The hero is usually your LCP element, so it deserves the most attention: generate real widths, encode to AVIF/WebP, set explicit dimensions, and load it eagerly with a preload. On the example page these steps moved LCP from 3.4s to 1.6s and CLS from 0.08 to zero. Combine this with the priority hints in Optimizing LCP on Astro with Priority Hints and the render-delay work in Eliminating Render-Blocking CSS on Static Sites.

FAQ

Why is the hero image so often the LCP element?

The hero is usually the largest visible element in the first viewport, which is exactly what Largest Contentful Paint measures. If it is big and downloads slowly, your LCP is its paint time, so shrinking and prioritizing it has the most direct effect on the metric.

Should I ever lazy-load a hero image?

No. loading="lazy" tells the browser to defer the image until layout determines it is near the viewport, which delays the LCP element on purpose. Use loading="eager" for anything above the fold and reserve lazy loading for images below it.

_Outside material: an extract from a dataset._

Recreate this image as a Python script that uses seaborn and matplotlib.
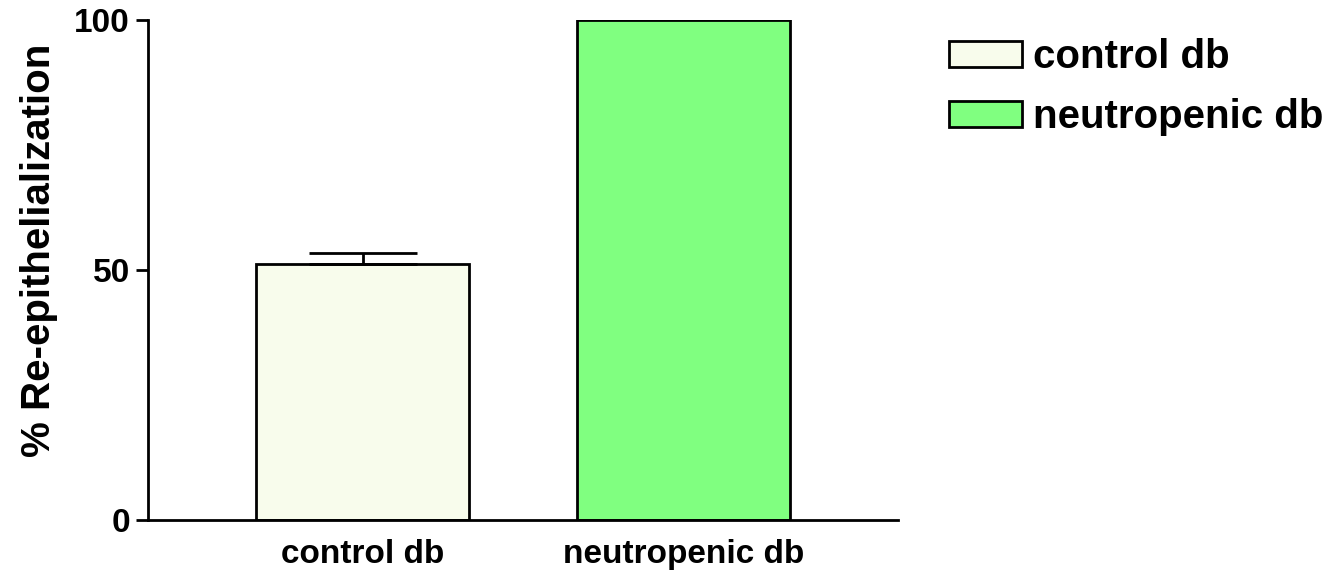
import matplotlib
matplotlib.use("Agg")
import matplotlib.pyplot as plt
import seaborn as sns
import pandas as pd
from matplotlib.patches import Patch

categories = ["control db", "neutropenic db"]
values = [51.2, 100.0]
errors = [2.2, 0.0]
colors = ["#F8FCEC", "#80FF80"]
yticks = [0, 50, 100]

sns.set_theme(style="white")
plt.rcParams['font.family'] = ['Liberation Sans', 'DejaVu Sans']
plt.rcParams['font.weight'] = 'bold'
plt.rcParams['text.color'] = 'black'
plt.rcParams['xtick.color'] = 'black'
plt.rcParams['ytick.color'] = 'black'
plt.rcParams['axes.labelcolor'] = 'black'

df = pd.DataFrame({"group": categories, "value": values})

fig = plt.figure(figsize=(13.4, 5.77), dpi=100)
ax = fig.add_axes([148/1340, 1-520/577, 750/1340, 500/577])

sns.barplot(data=df, x="group", y="value", hue="group", palette=colors,
            order=categories, hue_order=categories, dodge=False, legend=False,
            saturation=1, width=0.665, edgecolor="black", linewidth=2,
            errorbar=None, ax=ax)

for i, (v, e) in enumerate(zip(values, errors)):
    if e > 0:
        ax.errorbar(i, v, yerr=[[0], [e]], fmt="none", ecolor="black",
                    elinewidth=2, capsize=39, capthick=2, zorder=1)

ax.set_xlim(-0.67, 1.67)
ax.set_ylim(0, 100)
ax.set_yticks(yticks)
ax.set_yticklabels([str(t) for t in yticks], fontsize=24, fontweight="bold")
ax.tick_params(axis="y", which="major", direction="out", length=9, width=2, left=True, pad=4)
ax.tick_params(axis="x", length=0, pad=14, labelsize=24)
for lbl in ax.get_xticklabels():
    lbl.set_fontweight("bold")
ax.set_xlabel("")
ax.set_ylabel("% Re-epithelialization", fontsize=29, fontweight="bold")
ax.yaxis.set_label_coords(-0.12, 0.54)
sns.despine(ax=ax)
for s in ["left", "bottom"]:
    ax.spines[s].set_linewidth(2)
    ax.spines[s].set_color("black")

handles = [Patch(facecolor=c, edgecolor="black", linewidth=2, label=l) for c, l in zip(colors, categories)]
fig.legend(handles=handles, loc="upper left", bbox_to_anchor=(933/1340, 1-22/577),
           frameon=False, prop={"family": "Liberation Sans", "weight": "bold", "size": 29},
           handlelength=1.8, handleheight=0.62, handletextpad=0.28, labelspacing=0.55,
           borderaxespad=0)

fig.savefig("out.png", dpi=100)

What size should I generate the hero at?

Generate the widths your layout actually renders, plus a 2x variant for high-density screens, and let srcset and sizes pick. Shipping a 2400px source into a 1200px slot doubles the download for no visible gain. Match the largest width to the largest rendered size.

Does a responsive srcset help LCP or just bandwidth?

Both. By serving a phone a smaller file than a desktop, srcset cuts the download span of LCP on mobile, where networks are slowest and LCP problems are worst. It also avoids wasting bandwidth on pixels the device cannot show.